One year later: Further confessions of a St Andrews virgin
Progress has been made!
It’s been about a year since I first wrote about my experiences as a virgin at St Andrews. Unfortunately, no cherries have been popped, no de-flowering has occurred, and I’m still absolutely gagging for it. (I currently have twelve condoms in my bedside table. Twelve.)
In my first article, I explained that I was simply waiting to have sex with someone I was comfortable enough with. You would think that at least one such opportunity would appear in a year – but to no avail. Whenever a friend mentions that they are a “nun” because they haven’t had sex for a month, I raise an eyebrow and think well what the hell does that make me, then?

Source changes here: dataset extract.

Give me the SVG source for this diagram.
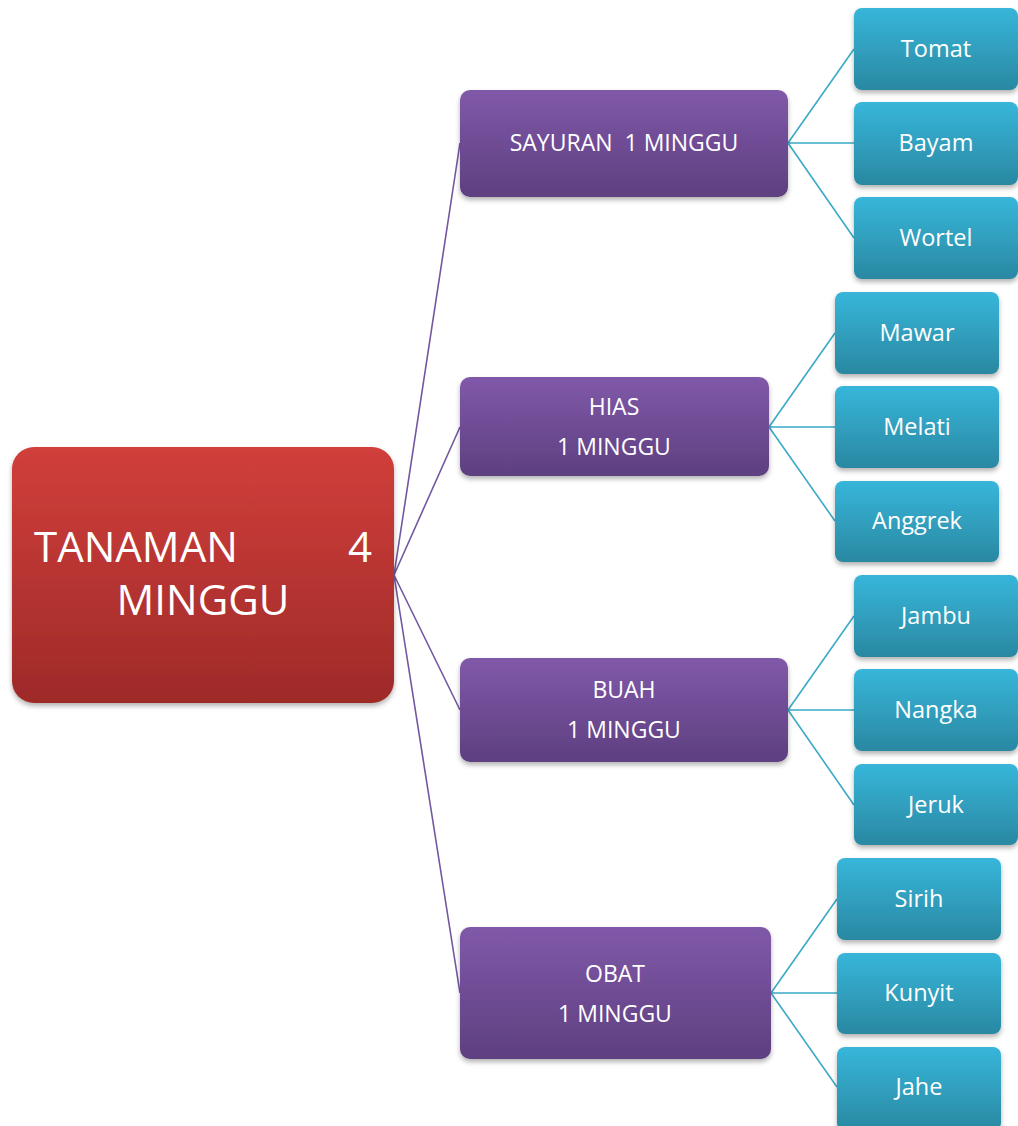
<svg xmlns="http://www.w3.org/2000/svg" width="1018" height="1126" viewBox="0 0 1018 1126">
<defs>
<linearGradient id="gRed" x1="0" y1="0" x2="0" y2="1"><stop offset="0" stop-color="#D13F3B"/><stop offset="1" stop-color="#9E2A28"/></linearGradient>
<linearGradient id="gPur" x1="0" y1="0" x2="0" y2="1"><stop offset="0" stop-color="#8059A9"/><stop offset="1" stop-color="#5E3F80"/></linearGradient>
<linearGradient id="gTeal" x1="0" y1="0" x2="0" y2="1"><stop offset="0" stop-color="#37B6DA"/><stop offset="1" stop-color="#2A88A2"/></linearGradient>
<filter id="sh" x="-10%" y="-10%" width="120%" height="130%"><feDropShadow dx="0" dy="3" stdDeviation="2.5" flood-color="#000" flood-opacity="0.3"/></filter>
<style>
.root{fill:url(#gRed);filter:url(#sh)}
.mid{fill:url(#gPur);filter:url(#sh)}
.leaf{fill:url(#gTeal);filter:url(#sh)}
text{font-family:"Open Sans","Liberation Sans",sans-serif;fill:#fff}
.t1{font-size:42px}
.t2{font-size:23px;text-anchor:middle}
.t3{font-size:23.5px;text-anchor:middle}
.cp{stroke:#7258A0;stroke-width:1.6;fill:none}
.ct{stroke:#3AAAC6;stroke-width:1.6;fill:none}
</style>
</defs>
<g id="connectors">
<path class="cp" d="M394 575L460 143M394 575L460 427M394 575L460 710M394 575L460 993"/>
<path class="ct" d="M788 143L854 49M788 143L854 143M788 143L854 238"/>
<path class="ct" d="M769 427L835 333M769 427L835 427M769 427L835 521"/>
<path class="ct" d="M788 710L854 616M788 710L854 710M788 710L854 805"/>
<path class="ct" d="M771 993L837 899M771 993L837 993M771 993L837 1087"/>
</g>
<g id="root"><rect class="root" x="12" y="447" width="382" height="256" rx="22"/>
<text class="t1" x="34" y="562">TANAMAN</text><text class="t1" x="372" y="562" text-anchor="end">4</text>
<text class="t1" x="203" y="615" text-anchor="middle">MINGGU</text></g>
<g id="sayuran"><rect class="mid" x="460" y="90" width="328" height="107" rx="10"/><text class="t2" x="624" y="151" xml:space="preserve">SAYURAN  1 MINGGU</text></g>
<g id="hias"><rect class="mid" x="460" y="377" width="309" height="99" rx="10"/><text class="t2" x="614" y="415">HIAS</text><text class="t2" x="614" y="455">1 MINGGU</text></g>
<g id="buah"><rect class="mid" x="460" y="658" width="328" height="104" rx="10"/><text class="t2" x="624" y="698">BUAH</text><text class="t2" x="624" y="738">1 MINGGU</text></g>
<g id="obat"><rect class="mid" x="460" y="927" width="311" height="132" rx="10"/><text class="t2" x="615" y="982">OBAT</text><text class="t2" x="615" y="1022">1 MINGGU</text></g>
<g id="tomat"><rect class="leaf" x="854" y="8" width="164" height="82" rx="8"/><text class="t3" x="936" y="57">Tomat</text></g>
<g id="bayam"><rect class="leaf" x="854" y="102" width="164" height="83" rx="8"/><text class="t3" x="936" y="151">Bayam</text></g>
<g id="wortel"><rect class="leaf" x="854" y="197" width="164" height="82" rx="8"/><text class="t3" x="936" y="246">Wortel</text></g>
<g id="mawar"><rect class="leaf" x="835" y="292" width="164" height="82" rx="8"/><text class="t3" x="917" y="341">Mawar</text></g>
<g id="melati"><rect class="leaf" x="835" y="386" width="164" height="82" rx="8"/><text class="t3" x="917" y="435">Melati</text></g>
<g id="anggrek"><rect class="leaf" x="835" y="481" width="164" height="81" rx="8"/><text class="t3" x="917" y="529">Anggrek</text></g>
<g id="jambu"><rect class="leaf" x="854" y="575" width="164" height="82" rx="8"/><text class="t3" x="936" y="624">Jambu</text></g>
<g id="nangka"><rect class="leaf" x="854" y="669" width="164" height="82" rx="8"/><text class="t3" x="936" y="718">Nangka</text></g>
<g id="jeruk"><rect class="leaf" x="854" y="764" width="164" height="81" rx="8"/><text class="t3" x="936" y="813">Jeruk</text></g>
<g id="sirih"><rect class="leaf" x="837" y="858" width="164" height="82" rx="8"/><text class="t3" x="919" y="907">Sirih</text></g>
<g id="kunyit"><rect class="leaf" x="837" y="953" width="164" height="81" rx="8"/><text class="t3" x="919" y="1001">Kunyit</text></g>
<g id="jahe"><rect class="leaf" x="837" y="1047" width="164" height="84" rx="8"/><text class="t3" x="919" y="1095">Jahe</text></g>
</svg>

However, my experiences have changed since last writing. A year ago I mentioned experiences where men have simply walked away from me or seemed pissed off when I informed them of my virginity. But in the last few months I have had some experiences that have both restored my faith in the existence of (some) nice men and helped me to feel less embarrassed about being a 20-year-old virgin.
At a ball last winter, I somehow ended up walking home with a boy. I was so worried about handling the whole “virgin” situation that I just blurted out, as we were leaving, “Just to let you know, we’re not having sex So if you don’t want to leave with me, that’s fine”.
Expectation: He would look disappointed, apologise, and leave.
Reality: He paused, looked at me, and said, “Whatever you’re comfortable with”.
I was shocked, and half convinced that he was only pursuing this as some sort of sick, “she’s-playing-hard-to-get” challenge. But it turns out that there are honest men out there. Without spilling all the dirty details, we didn’t have sex, we had a fantastic night, and I never once felt uncomfortable or insecure. He never pushed for it, and often asked me whether I was okay with what he was doing. At some point I explicitly apologised for being a virgin, still a little embarrassed, but he just smiled and said it didn’t matter.
Looking back, I shouldn’t have apologised, because you should never apologise for the choices you make regarding your own body.
Conversely, I am less embarrassed about being a 20-year-old virgin than I was about being a 19-year-old virgin. Sure, there are moments when I feel down about it, but then I think about why I’ve made this choice, and I have no regrets. Right now, I’m focusing on my friendships. And who knows, friendship turns into something more all the time.
I’m still hopeful that this year I’ll take the plunge, but if it doesn’t, then next year you’ll be hearing from a confident, 21-year-old virgin. And that’s just fine.